## To be done
Would you transcribe the whole listing exactly, minus its pictures?

## Available data
>> BEGIN
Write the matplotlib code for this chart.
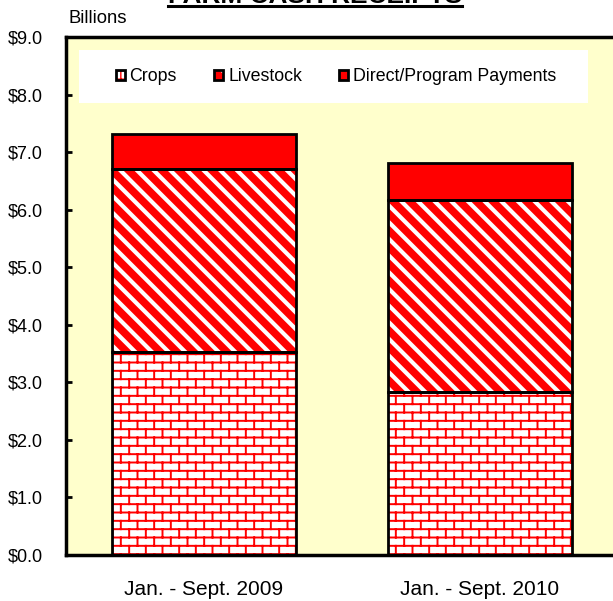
import warnings
import matplotlib
matplotlib.use('Agg')
import matplotlib.pyplot as plt
from matplotlib import hatch as mhatch
from matplotlib.path import Path
from matplotlib.patches import Rectangle
from matplotlib.lines import Line2D
from matplotlib.legend_handler import HandlerTuple

warnings.filterwarnings('ignore')
plt.rcParams['font.family'] = ['Liberation Sans', 'DejaVu Sans']

periods = ['Jan. - Sept. 2009', 'Jan. - Sept. 2010']
crops = [3.52, 2.83]
livestock = [3.18, 3.33]
direct = [0.61, 0.65]
series_names = ['Crops', 'Livestock', 'Direct/Program Payments']
yticks = [0, 1, 2, 3, 4, 5, 6, 7, 8, 9]


class BrickHatch(mhatch.HatchPatternBase):
    # staggered brick texture, hatch char 'b'
    def __init__(self, hatch, density):
        n = hatch.count('b')
        self.rows = n * density * 2
        self.cols = n * density
        self.num_vertices = 2 * (self.rows + self.rows * self.cols + self.cols) if n else 0

    def set_vertices_and_codes(self, vertices, codes):
        segs = []
        h = 1.0 / self.rows
        for k in range(self.rows):
            y = (k + 0.5) * h
            segs.append(((0, y), (1, y)))
        for k in range(self.rows):
            y0 = (k + 0.5) * h
            y1 = y0 + h
            for j in range(self.cols):
                xx = (j + 0.25 + 0.5 * (k % 2)) / self.cols
                if y1 <= 1:
                    segs.append(((xx, y0), (xx, y1)))
                else:
                    segs.append(((xx, y0), (xx, 1)))
                    segs.append(((xx, 0), (xx, y1 - 1)))
        for i, (a, b) in enumerate(segs):
            vertices[2 * i] = a
            vertices[2 * i + 1] = b
            codes[2 * i] = Path.MOVETO
            codes[2 * i + 1] = Path.LINETO


mhatch._hatch_types.append(BrickHatch)


def hatch_lw(patches, lw):
    # per-artist hatch linewidth (rcParams is global otherwise)
    for p in patches:
        if hasattr(p, 'set_hatch_linewidth'):
            p.set_hatch_linewidth(lw)
        else:
            orig = p.draw

            def draw(renderer, _orig=orig):
                with plt.rc_context({'hatch.linewidth': lw}):
                    _orig(renderer)
            p.draw = draw


fig = plt.figure(figsize=(6.13, 6.01), dpi=100)
ax = fig.add_axes([0.107, 0.0765, 0.9005, 0.862])
ax.set_facecolor('#FFFFCC')

x = list(range(len(periods)))
w = 0.667
bottom2 = [c + l for c, l in zip(crops, livestock)]

b1 = ax.bar(x, crops, w, color='white', edgecolor='red', linewidth=0, hatch='b')
b2 = ax.bar(x, livestock, w, bottom=crops, color='red', edgecolor='white', linewidth=0, hatch='\\\\')
b3 = ax.bar(x, direct, w, bottom=bottom2, color='red', linewidth=0)
hatch_lw(b1, 1.4)
hatch_lw(b2, 3.0)

o1 = ax.bar(x, crops, w, fill=False, edgecolor='black', linewidth=2.0)
o2 = ax.bar(x, livestock, w, bottom=crops, fill=False, edgecolor='black', linewidth=2.0)
o3 = ax.bar(x, direct, w, bottom=bottom2, fill=False, edgecolor='black', linewidth=2.0)

ax.set_xlim(-0.5, 1.5)
ax.set_ylim(0, 9)
ax.set_yticks(yticks)
ax.set_yticklabels(['${:.1f}'.format(v) for v in yticks], fontsize=13)
ax.set_xticks(x)
ax.set_xticklabels(periods, fontsize=15)
ax.tick_params(axis='y', direction='in', length=4, width=2, pad=16.5)
ax.tick_params(axis='x', length=0, pad=18)
for s in ['left', 'bottom', 'top']:
    ax.spines[s].set_linewidth(2.5)
ax.spines['right'].set_visible(False)

# legend box
ax.add_patch(Rectangle((0.0235, 0.8726), 0.9225, 0.1024, transform=ax.transAxes,
                       facecolor='white', edgecolor='none', zorder=4))
leg = ax.legend([(b1[0], o1[0]), (b2[0], o2[0]), (b3[0], o3[0])], series_names,
                handler_map={tuple: HandlerTuple(ndivide=1)},
                loc='center', bbox_to_anchor=(0.4899, 0.9238), ncol=3, frameon=False,
                fontsize=12.8, handlelength=0.5, handleheight=0.5,
                handletextpad=0.28, columnspacing=2.1)
leg.set_zorder(5)

fig.text(0.111, 0.97, 'Billions', fontsize=13.3, ha='left', va='center')

title = fig.text(0.514, 1 - 3 / 601, 'FARM CASH RECEIPTS', fontsize=18.9,
                 fontweight='bold', ha='center', va='baseline')
fig.canvas.draw()
bb = title.get_window_extent()
fig.add_artist(Line2D([bb.x0, bb.x1], [601 - 6, 601 - 6], transform=None,
                      color='black', linewidth=2.2))

fig.savefig('out.png', dpi=100)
>> END
## Solution to this exercise
Write the matplotlib code for this chart.
import warnings
import matplotlib
matplotlib.use('Agg')
import matplotlib.pyplot as plt
from matplotlib import hatch as mhatch
from matplotlib.path import Path
from matplotlib.patches import Rectangle
from matplotlib.lines import Line2D
from matplotlib.legend_handler import HandlerTuple

warnings.filterwarnings('ignore')
plt.rcParams['font.family'] = ['Liberation Sans', 'DejaVu Sans']

periods = ['Jan. - Sept. 2009', 'Jan. - Sept. 2010']
crops = [3.52, 2.83]
livestock = [3.18, 3.33]
direct = [0.61, 0.65]
series_names = ['Crops', 'Livestock', 'Direct/Program Payments']
yticks = [0, 1, 2, 3, 4, 5, 6, 7, 8, 9]


class BrickHatch(mhatch.HatchPatternBase):
    # staggered brick texture, hatch char 'b'
    def __init__(self, hatch, density):
        n = hatch.count('b')
        self.rows = n * density * 2
        self.cols = n * density
        self.num_vertices = 2 * (self.rows + self.rows * self.cols + self.cols) if n else 0

    def set_vertices_and_codes(self, vertices, codes):
        segs = []
        h = 1.0 / self.rows
        for k in range(self.rows):
            y = (k + 0.5) * h
            segs.append(((0, y), (1, y)))
        for k in range(self.rows):
            y0 = (k + 0.5) * h
            y1 = y0 + h
            for j in range(self.cols):
                xx = (j + 0.25 + 0.5 * (k % 2)) / self.cols
                if y1 <= 1:
                    segs.append(((xx, y0), (xx, y1)))
                else:
                    segs.append(((xx, y0), (xx, 1)))
                    segs.append(((xx, 0), (xx, y1 - 1)))
        for i, (a, b) in enumerate(segs):
            vertices[2 * i] = a
            vertices[2 * i + 1] = b
            codes[2 * i] = Path.MOVETO
            codes[2 * i + 1] = Path.LINETO


mhatch._hatch_types.append(BrickHatch)


def hatch_lw(patches, lw):
    # per-artist hatch linewidth (rcParams is global otherwise)
    for p in patches:
        if hasattr(p, 'set_hatch_linewidth'):
            p.set_hatch_linewidth(lw)
        else:
            orig = p.draw

            def draw(renderer, _orig=orig):
                with plt.rc_context({'hatch.linewidth': lw}):
                    _orig(renderer)
            p.draw = draw


fig = plt.figure(figsize=(6.13, 6.01), dpi=100)
ax = fig.add_axes([0.107, 0.0765, 0.9005, 0.862])
ax.set_facecolor('#FFFFCC')

x = list(range(len(periods)))
w = 0.667
bottom2 = [c + l for c, l in zip(crops, livestock)]

b1 = ax.bar(x, crops, w, color='white', edgecolor='red', linewidth=0, hatch='b')
b2 = ax.bar(x, livestock, w, bottom=crops, color='red', edgecolor='white', linewidth=0, hatch='\\\\')
b3 = ax.bar(x, direct, w, bottom=bottom2, color='red', linewidth=0)
hatch_lw(b1, 1.4)
hatch_lw(b2, 3.0)

o1 = ax.bar(x, crops, w, fill=False, edgecolor='black', linewidth=2.0)
o2 = ax.bar(x, livestock, w, bottom=crops, fill=False, edgecolor='black', linewidth=2.0)
o3 = ax.bar(x, direct, w, bottom=bottom2, fill=False, edgecolor='black', linewidth=2.0)

ax.set_xlim(-0.5, 1.5)
ax.set_ylim(0, 9)
ax.set_yticks(yticks)
ax.set_yticklabels(['${:.1f}'.format(v) for v in yticks], fontsize=13)
ax.set_xticks(x)
ax.set_xticklabels(periods, fontsize=15)
ax.tick_params(axis='y', direction='in', length=4, width=2, pad=16.5)
ax.tick_params(axis='x', length=0, pad=18)
for s in ['left', 'bottom', 'top']:
    ax.spines[s].set_linewidth(2.5)
ax.spines['right'].set_visible(False)

# legend box
ax.add_patch(Rectangle((0.0235, 0.8726), 0.9225, 0.1024, transform=ax.transAxes,
                       facecolor='white', edgecolor='none', zorder=4))
leg = ax.legend([(b1[0], o1[0]), (b2[0], o2[0]), (b3[0], o3[0])], series_names,
                handler_map={tuple: HandlerTuple(ndivide=1)},
                loc='center', bbox_to_anchor=(0.4899, 0.9238), ncol=3, frameon=False,
                fontsize=12.8, handlelength=0.5, handleheight=0.5,
                handletextpad=0.28, columnspacing=2.1)
leg.set_zorder(5)

fig.text(0.111, 0.97, 'Billions', fontsize=13.3, ha='left', va='center')

title = fig.text(0.514, 1 - 3 / 601, 'FARM CASH RECEIPTS', fontsize=18.9,
                 fontweight='bold', ha='center', va='baseline')
fig.canvas.draw()
bb = title.get_window_extent()
fig.add_artist(Line2D([bb.x0, bb.x1], [601 - 6, 601 - 6], transform=None,
                      color='black', linewidth=2.2))

fig.savefig('out.png', dpi=100)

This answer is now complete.